Ellis v. George

175 N.W. 623 | N.D. | 1919

Biedzell, J.

The defendant Cunningham alone appeals from the *414order above referred to, and has made certain specifications of error. The respondent, however, who has not procured the entry of any new judgment and has taken no appeal, suggests to this court a doubt as to whether the order is appealable; but he asks that the case be reviewed and thus obviate the necessity of a second review upon a subsequent appeal from the judgment by the plaintiff. For this reason no objection is made that the order is not appealable. We know of no procedure according to which this court can try a case de novo where there is no appeal from the judgment. Section 7846, Compiled Laws of 1913, provides for a trial de novo only where there is an appeal from a judgment in the action.

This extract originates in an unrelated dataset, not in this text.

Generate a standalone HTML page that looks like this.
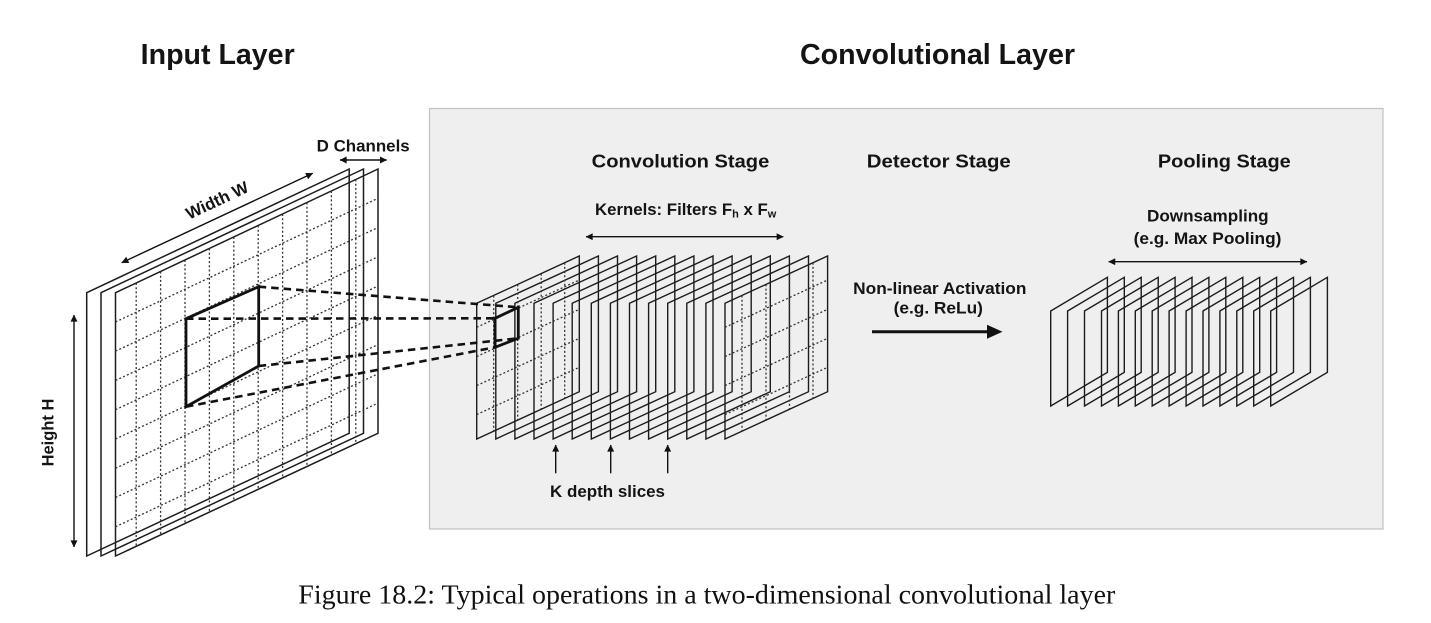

It has long been the settled law of this jurisdiction that a mere order for judgment is not appealable. Persons v. Simons, 1 N. D. 243, 46 N. W. 969; Re Eaton, 7 N. D. 273, 74 N. W. 870. It is not such an order as to both determine the action in effect and to prevent a judgment from which an appeal might be taken, within subdivision 1 of § 7841, Compiled Laws of 1913. In fact, it is but preliminary to the entry of a judgment from which an appeal might be taken. Thus, in so far as the order amounts to an order for judgment, it is not appeal-able and an appeal from it does not properly bring to this court any matter for review. If the order appealed from amounted to no more than an order for judgment, it would be the duty of this court to decline to consider the appeal even though the respondent should not raise the objection. There would be an absence of jurisdiction to affect the judgment below. See Turner v. Crumpton, 25 N. D. 134, 141 N. W. 209, and cases cited.

The order, however, is more than an order for judgment. It vacates the judgment previously entered as well as fixes the terms of the new judgment to be entered. In so far as the order appealed from vacates the judgment it is clearly appealable. Weber v. Tschetter, 1 S. D. 205, 46 N. W. 201. It is entered pursuant to summary application, and affects the substantial right in an action after judgment within subdivision 2 of § 7841, which specifies the orders reviewable. But being without power or authority to try this case de novo, and having no jurisdiction over any judgment previously entered in the district court, this court cannot, on this appeal, direct the entry of any judgment affecting the merits, for the review is necessarily limited to that *415portion of the order which vacates the judgment. However, since counsel for the respondent has specifically requested the court to examine the merits of the case, and inasmuch as the consideration of the appeal from that portion of the order which is appealable has necessitated a careful perusal of the record, we feel warranted in saying that the judgment, as modified, gives to the respondent all that he is entitled to receive. It seems to be clear that. Cunningham purchased without notice of Ellis’s transaction, and that Ellis never, in fact, closed his deal until he knew of Cunningham’s purchase.

The appellant has attacked the order appealed from both upon the ground that the court lacked jurisdiction to enter it and upon the further ground that the evidence does not support the modifications made in the findings and conclusions. It will be noted, however, that the modifications in no way affect the substantial rights of Cunningham, the appellant. They only substitute Ellis for George or the Pacific Silk Company as the recipient of the purchase price which Cunningham agreed to pay and which was deposited in the bank to be turned over on completion of the title. The record fails to show wherein Cunningham is in any way prejudiced by the modification designed only to protect the right of Ellis as against the former owners of the property. Clearly they have not the right to be paid twice over for this property, — once by Ellis and then again by Cunningham, — and the fact that no one appeals from the order on behalf of the former owner or owners is a concession by them that the order is just. At any rate, so far as Cunningham is concerned, the modification does not affect the merits of the judgment, as he is given every right that was secured to him by the original judgment. It only affects the method of carrying out that judgment. See Tyler v. Shea, 4 N. D. 377, 50 Am. St. Rep. 660, 61 N. W. 468; Barnes v. Hulet, 29 N. D. 136, 150 N. W. 562. Being of the opinion that under the facts disclosed by this record the appellant is not adversely affected by the order, is is unnecessary to consider the objections urged. The order appealed from is affirmed.